I mean, take it from the film itself: “In 18th century China, bandit hordes roamed the provinces pillaging and plundering villages. Whole villages were decimated. Men, women and children slaughtered and the women raped.According to the social customs of the times, the rape victims, because they were no longer virgins, were sent to convents. Under the austere and knowledgeable presence of the Head Shogun Nun, these girls were taught the Revelations of the Budha and mastered the techniques of the martial arts. They became Shogun women capable of defending themselves and others from the bandit marauders.”

Look, someone gets scalped in 3D. I think that’s worth more than the price of this blu ray. There’s some wedding drama — a young woman is marrying an old doctor because the only way he can do acupuncture on her breast is to marry her so it’s not inappropriate and the artist who loves her calls in the bandits because, well, it’s a kung fu movie. The real reason to watch this is to see arrows come out of the screen.

SHAWGUST: Flying Guillotine 2 (1978)

If there’s a weapon to be considered the strangest in the films of Shaw Brothers, the flying guillotine would be it. From 1975’s Flying Guillotine to the 1976 sequel Master of the Flying Guillotine (which is also a sequel to One-Armed Boxer), 1977’s Taiwan-made entry Fatal Flying Guillotine and this movie, 1978’s Flying Guillotine 2: Palace Carnage and Vengeful Courage, also made the same year, the deadly hat with a bladed rim attached to a long chain that envelopes human heads and tears them clean off just can’t be topped.

Original director Ho Meng Hua was busy working on The Mighty Peking Man, so this film was originally going to be made by Cheng Kang. But so many problems attacked this film, which took nearly two years from filming to release.

For example, actress Liu Wu Chi completely left the film industry and was replaced by Hsiao Yao. Then, Chen Kuan Tai broke away from Shaw Brothers, leaving the movie without its star. And then, Hsiao Yao also left acting. Was this movie cursed?

Maybe. After all, Cheng Kang left the movie and Hua Shan (The Super Infra-Man) had to finish it.

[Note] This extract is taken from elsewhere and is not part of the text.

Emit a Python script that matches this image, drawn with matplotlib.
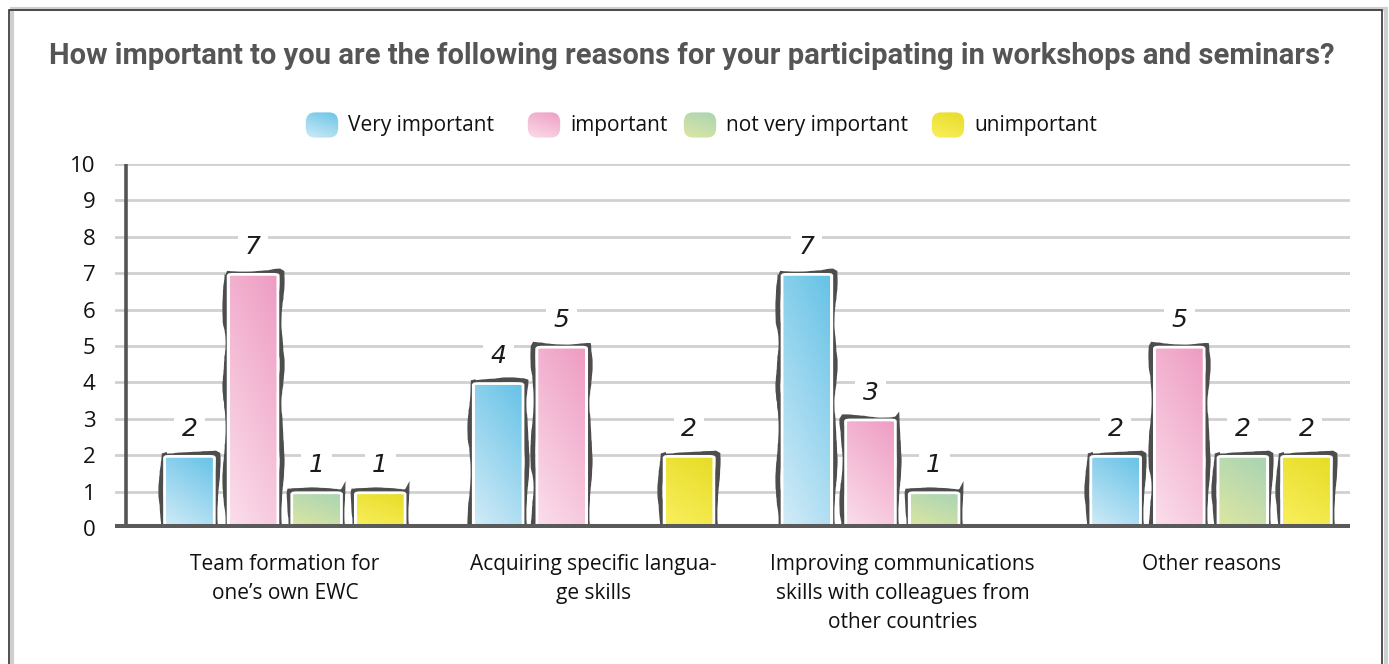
import numpy as np
import matplotlib
matplotlib.use("Agg")
import matplotlib.pyplot as plt
from matplotlib.patches import Rectangle, FancyBboxPatch
from matplotlib.colors import to_rgb

# --- data -------------------------------------------------------------
title = "How important to you are the following reasons for your participating in workshops and seminars?"
categories = [
    "Team formation for\none\u2019s own EWC",
    "Acquiring specific langua-\nge skills",
    "Improving communications\nskills with colleagues from\nother countries",
    "Other reasons",
]
series_names = ["Very important", "important", "not very important", "unimportant"]
very_important = [2, 4, 7, 2]
important = [7, 5, 3, 5]
not_very_important = [1, 0, 1, 2]
unimportant = [1, 2, 0, 2]
yticks = list(range(0, 11))

series_values = [very_important, important, not_very_important, unimportant]
# (dark corner, light corner) of each marker-style gradient
series_colors = [
    ("#66c2e6", "#d3ecf8"),
    ("#ee9cc2", "#fbdfec"),
    ("#a8d3b4", "#dfe7a2"),
    ("#e6dc25", "#faf060"),
]

plt.rcParams["font.family"] = ["Open Sans", "DejaVu Sans"]

fig = plt.figure(figsize=(13.89, 6.64), dpi=100)
fig.patch.set_facecolor("white")

# page frame with a soft shadow on the right
fig.patches.append(Rectangle((12 / 1389, -0.05), 1374 / 1389, 1.05 - 9 / 664,
                             transform=fig.transFigure, facecolor="none",
                             edgecolor="#cfcfcf", lw=3, zorder=0))
fig.patches.append(Rectangle((9 / 1389, -0.05), 1373 / 1389, 1.05 - 10 / 664,
                             transform=fig.transFigure, facecolor="none",
                             edgecolor="#333333", lw=1.2, zorder=1))

ax = fig.add_axes([115 / 1389, 136 / 664, 1235 / 1389, 364 / 664])
ax.set_facecolor("none")

n_series = len(series_values)
group_x = np.arange(len(categories))
step = 0.206
bar_w = 0.152
x_lo, x_hi = -0.55, 3.45


def gradient_image(c_dark, c_light):
    g = np.linspace(0, 1, 64)
    xx, yy = np.meshgrid(g, g)
    # rows run top to bottom: dark at the top-right, light at the bottom-left
    t = np.clip(((1 - xx) * 0.6 + yy * 1.4) / 2.0, 0, 1)
    a = np.array(to_rgb(c_dark))
    b = np.array(to_rgb(c_light))
    return a[None, None, :] * (1 - t[..., None]) + b[None, None, :] * t[..., None]


for si, vals in enumerate(series_values):
    c_dark, c_light = series_colors[si]
    img = gradient_image(c_dark, c_light)
    for gi, v in enumerate(vals):
        if v <= 0:
            continue
        xc = group_x[gi] + (si - (n_series - 1) / 2) * step
        x0, x1 = xc - bar_w / 2, xc + bar_w / 2
        # sketchy dark outline behind the fill, nudged up and to the left
        outline = Rectangle((x0 - 0.013, -0.05), bar_w + 0.023, v + 0.08,
                            facecolor="none", edgecolor="#4d4d4d", lw=3.6,
                            zorder=3)
        outline.set_sketch_params(scale=1.6, length=160, randomness=6)
        ax.add_patch(outline)
        # white halo separating the bar from grid and outline
        halo = FancyBboxPatch((x0, -0.05), bar_w, v - 0.02,
                              boxstyle="round,pad=0,rounding_size=0.012",
                              mutation_aspect=36.4 / 310 * 10,
                              facecolor="white", edgecolor="white", lw=4,
                              zorder=4)
        ax.add_patch(halo)
        clip = FancyBboxPatch((x0, -0.05), bar_w, v - 0.02,
                              boxstyle="round,pad=0,rounding_size=0.012",
                              mutation_aspect=36.4 / 310 * 10,
                              facecolor="none", edgecolor="none",
                              transform=ax.transData)
        ax.add_patch(clip)
        im = ax.imshow(img, extent=(x0, x1, -0.05, v), origin="upper",
                       aspect="auto", zorder=5, interpolation="bilinear")
        im.set_clip_path(clip)
        ax.text(xc, v + 0.72, str(v), ha="center", va="center",
                fontsize=18, fontstyle="oblique", fontweight="ultralight",
                family=["DejaVu Sans"], color="#1a1a1a",
                zorder=6,
                bbox=dict(boxstyle="square,pad=0.3", fc="white", ec="none"))

# grid, axis line and baseline
for t in yticks[1:]:
    ax.axhline(t, color="#d0d0d0", lw=2, zorder=1)
ax.plot([x_lo + 0.036, x_lo + 0.036], [0, 10], color="#555555", lw=2.6,
        zorder=2, solid_capstyle="butt")
ax.axhline(0, color="#5a5a5a", lw=6.5, zorder=7)

ax.set_xlim(x_lo, x_hi)
ax.set_ylim(0, 10)
ax.set_yticks(yticks)
ax.set_yticklabels([str(t) for t in yticks], fontsize=16, color="#111111")
ax.tick_params(axis="y", length=0, pad=14)
ax.set_xticks(group_x)
ax.set_xticklabels(categories, fontsize=15, color="#111111", linespacing=1.5,
                   va="top")
ax.tick_params(axis="x", length=0, pad=19)
for s in ax.spines.values():
    s.set_visible(False)

# title
fig.text(692 / 1389, 1 - 56 / 664, title, ha="center", va="center",
         fontsize=21, fontweight="bold", color="#555555",
         family=["Roboto", "DejaVu Sans"])

# legend with gradient swatches
legend_y = 1 - 125 / 664
swatch_x = [304, 526, 682, 930]
sw_w, sw_h = 36 / 1389, 28 / 664
for si, name in enumerate(series_names):
    c_dark, c_light = series_colors[si]
    img = gradient_image(c_dark, c_light)
    lx = swatch_x[si] / 1389
    sax = fig.add_axes([lx, legend_y - sw_h / 2, sw_w, sw_h])
    sax.set_axis_off()
    sax.set_xlim(0, 1)
    sax.set_ylim(0, 1)
    clip = FancyBboxPatch((0.05, 0.05), 0.9, 0.9,
                          boxstyle="round,pad=0,rounding_size=0.25",
                          mutation_aspect=1.4, facecolor="none",
                          edgecolor="none", transform=sax.transData)
    sax.add_patch(clip)
    im = sax.imshow(img, extent=(0, 1, 0, 1), origin="upper", aspect="auto",
                    interpolation="bilinear")
    im.set_clip_path(clip)
    fig.text(lx + 44 / 1389, legend_y, name, ha="left", va="center",
             fontsize=15, color="#111111")

fig.savefig("out.png", dpi=100, facecolor="white")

That’s why this movie is episodic and the editing feels chaotic. I have no idea how all the film shot was even placed together to make something this coherent. It works in spite of the pain that it was created in. Maybe it was forged in fire to be something better than it should be.

So what’s happening here? The  Emperor (Ku Feng) wants to kill Ma Tang (Ti Lung), but first he must improve the flying guillotine so that Ma Tang — who figured out how to stop the deadly weapon before — can be dealt with. At the same time, a female hero named Na Lan (Shih Szu) is trying to steal those plans.

This is one of the most doom-filled Shaw Brothers movies I’ve seen — there are literally crosses with decapitated heads hanging from them — and the final scenes are filled with slow motion and a downbeat finale. That said, any movie with a chain swinging a death device is going to be awesome, no matter if it has way too many characters to keep track of.